Prof. Rasa Žukienė, Kaunas Biennial Board Member

Structure

The structure of the 12th Kaunas Biennial will be based on the co-curatorship approach, where the themes will be developed by a group of 4-6 emerging curators coordinated by Kaunas Biennial board members and consulting curator Lewis Biggs. 

We are hereby inviting emerging curators* ready to work together with their future colleagues along the thematic lines of JOURNEY / SENSE OF BEING IN-BETWEEN suggested by Kaunas Biennial. Interested curators should present their concept for a sub-theme together with a collection of suggested works of art. The collection might consist of existing works of art and / or primary ideas (sketches) of new (commissioned) works.
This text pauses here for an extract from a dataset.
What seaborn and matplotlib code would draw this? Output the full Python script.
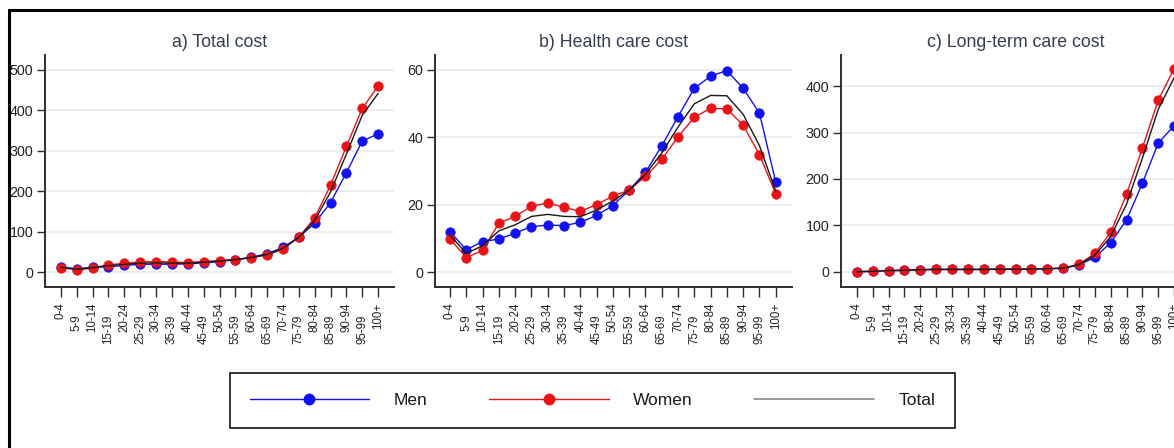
import numpy as np
import pandas as pd
import matplotlib
matplotlib.use("Agg")
import matplotlib.pyplot as plt
from matplotlib.lines import Line2D
import seaborn as sns

# Age groups on the x axis
age_groups = ["0-4", "5-9", "10-14", "15-19", "20-24", "25-29", "30-34", "35-39",
              "40-44", "45-49", "50-54", "55-59", "60-64", "65-69", "70-74", "75-79",
              "80-84", "85-89", "90-94", "95-99", "100+"]

# a) Total cost per age group
total_men = [12.5, 8, 12, 13, 16.5, 19, 19.4, 19.3, 20.2, 22.8, 25.7, 30.8, 36.6,
             45.4, 61, 86, 121, 172, 246, 324, 342]
total_women = [10.3, 5.8, 9.4, 18, 21.5, 25, 26, 24.7, 23.5, 26, 28.5, 30.8, 35.4,
               42, 56.6, 86, 134, 215, 311, 405, 460]
total_all = [11.5, 7, 10.8, 15.7, 19, 22, 22.6, 22, 21.9, 24.4, 27.1, 30.8, 36,
             43.5, 58.8, 86, 128, 198, 292, 388, 442]

# b) Health care cost per age group
hc_men = [12.0, 6.6, 9.0, 9.8, 11.5, 13.5, 13.9, 13.8, 14.7, 16.8, 19.7, 24.3, 29.6,
          37.4, 46.1, 54.5, 58.1, 59.8, 54.5, 47.2, 26.7]
hc_women = [9.8, 4.3, 6.4, 14.5, 16.5, 19.5, 20.5, 19.2, 18.0, 20.0, 22.5, 24.3, 28.4,
            33.4, 40.1, 45.9, 48.6, 48.4, 43.6, 34.8, 23.2]
hc_all = [11.0, 5.5, 7.8, 12.2, 14.0, 16.5, 17.1, 16.5, 16.4, 18.4, 21.1, 24.3, 29.0,
          35.3, 43.0, 49.9, 52.4, 52.3, 46.8, 37.5, 24.0]

# c) Long-term care cost per age group
ltc_men = [0.5, 1.5, 3, 3.5, 5, 5.5, 5.5, 5.5, 5.5, 6, 6, 6.5, 7, 8, 15, 31.5, 63,
           112, 191, 277, 315]
ltc_women = [0.5, 1.5, 3, 3.5, 5, 5.5, 5.5, 5.5, 5.5, 6, 6, 6.5, 7, 8.5, 16.5, 40, 85,
             167, 267, 370, 437]
ltc_all = [0.5, 1.5, 3, 3.5, 5, 5.5, 5.5, 5.5, 5.5, 6, 6, 6.5, 7, 8.2, 15.8, 36, 76,
           146, 245, 350, 418]

titles = ["a) Total cost", "b) Health care cost", "c) Long-term care cost"]
yticks = [[0, 100, 200, 300, 400, 500], [0, 20, 40, 60], [0, 100, 200, 300, 400]]
ylims = [(-37, 537), (-4.45, 64.4), (-32.3, 466.7)]

BLUE = "#1212f0"
RED = "#e81418"
TOTAL = "#1a1a1a"

sns.set_theme(style="white")
plt.rcParams["font.family"] = ["Liberation Sans", "DejaVu Sans"]

W, H = 1174, 448
fig = plt.figure(figsize=(W / 100, H / 100), dpi=100)

# axes boxes in pixels: left, top, right, bottom
boxes = [(45, 55, 394, 287), (435, 55, 792, 287), (841, 55, 1190, 287)]
xlims = [(-1.0, 21.0), (-0.92, 21.0), (-1.0, 21.0)]

panels = [
    (total_men, total_women, total_all),
    (hc_men, hc_women, hc_all),
    (ltc_men, ltc_women, ltc_all),
]

x = np.arange(len(age_groups))

for i, (men, women, tot) in enumerate(panels):
    l, t, r, b = boxes[i]
    ax = fig.add_axes([l / W, 1 - b / H, (r - l) / W, (b - t) / H])
    df = pd.DataFrame({"x": x, "Men": men, "Women": women, "Total": tot})

    ax.set_ylim(*ylims[i])
    ax.set_xlim(*xlims[i])
    for yv in yticks[i]:
        ax.axhline(yv, color="#ececec", lw=1.3, zorder=0)

    sns.lineplot(data=df, x="x", y="Men", ax=ax, color=BLUE, lw=1.0,
                 marker="o", markersize=6.8, markeredgecolor=BLUE,
                 markeredgewidth=0.5, zorder=3)
    sns.lineplot(data=df, x="x", y="Women", ax=ax, color=RED, lw=1.0,
                 marker="o", markersize=6.8, markeredgecolor=RED,
                 markeredgewidth=0.5, zorder=4)
    sns.lineplot(data=df, x="x", y="Total", ax=ax, color=TOTAL, lw=1.0, zorder=5)

    ax.set_xlabel("")
    ax.set_ylabel("")
    ax.set_title(titles[i], fontsize=12.8, color="#353d50", pad=6)

    ax.set_yticks(yticks[i])
    ax.set_yticklabels([str(v) for v in yticks[i]])
    ax.set_xticks(x)
    ax.set_xticklabels(age_groups, rotation=90, va="top", ha="center")

    for side in ["top", "right"]:
        ax.spines[side].set_visible(False)
    for side in ["left", "bottom"]:
        ax.spines[side].set_color("#2e2e2e")
        ax.spines[side].set_linewidth(1.4)

    ax.tick_params(axis="y", length=5.8, width=1.0, color="#2e2e2e", pad=2.5,
                   labelsize=10.3, labelcolor="#222222", left=True)
    ax.tick_params(axis="x", length=7, width=1.0, color="#2e2e2e", pad=4.3,
                   labelsize=8.3, labelcolor="#222222", bottom=True)
    # alternate labels are staggered downward
    for k, tick in enumerate(ax.xaxis.get_major_ticks()):
        if k % 2 == 1:
            tick.set_pad(13)

# legend box below the panels
handles = [
    Line2D([], [], color=BLUE, lw=1.0, marker="o", markersize=7.5,
           markeredgecolor=BLUE),
    Line2D([], [], color=RED, lw=1.0, marker="o", markersize=7.5,
           markeredgecolor=RED),
    Line2D([], [], color="#888888", lw=1.2),
]
leg = fig.legend(handles, ["Men", "Women", "Total"], ncol=3, loc="center",
                 bbox_to_anchor=((229 + 956) / 2 / W, 1 - (372 + 429) / 2 / H),
                 fontsize=12.5, handlelength=6.9, handletextpad=1.4,
                 columnspacing=3.55, borderpad=1.15, fancybox=False,
                 framealpha=1, edgecolor="black")
leg.get_frame().set_linewidth(1.1)
for txt in leg.get_texts():
    txt.set_color("#1a1a1a")

# outer frame lines along the top and left edge
x0, y0 = 8.5 / W, 1 - 10.5 / H
fig.add_artist(Line2D([x0, 1.01], [y0, y0], transform=fig.transFigure,
                      color="black", lw=2.2, zorder=20))
fig.add_artist(Line2D([x0, x0], [y0, -0.01], transform=fig.transFigure,
                      color="black", lw=2.2, zorder=20))

fig.savefig("out.png", dpi=100, facecolor="white")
By 10th of June 2018, curators should submit:

1. Creative bio and creative credo;

2. Suggested title for Biennial’s exhibition (sub-theme) and its concept (1 page);

3. Submission of 4-6 artists and their works that would explain the concept (the maximum of 10 artist / work submissions; please note that there will be up to 6 artists selected during the process of joint curatorship). Works suggested might be designed for exhibition spaces as well as unconventional and public city spaces;

4. Motivation letter explaining your approach to the model of co-curatorship and your preparation to work in a team of colleagues for almost a year and a half.

Please send your proposals to info@kaunas.biennial.lt

More information: Kotryna Žemaitytė, kotryna@biennial.lt, +37060614370

 

 

 

 

*An emerging curator is a curator from the younger generation, whose curatorship practice to this day has been based on local projects, small exhibitions and who has been working in non-institutional situations and lacks international visibility but not ambition. This category can also include a curator with international experience, but of young age (35 or younger). Collaboration of emerging curators is one of the values of Kaunas Biennial that aims to give the voice and enable as many emerging professionals as possible to operate in the international spaces of Europe and the world.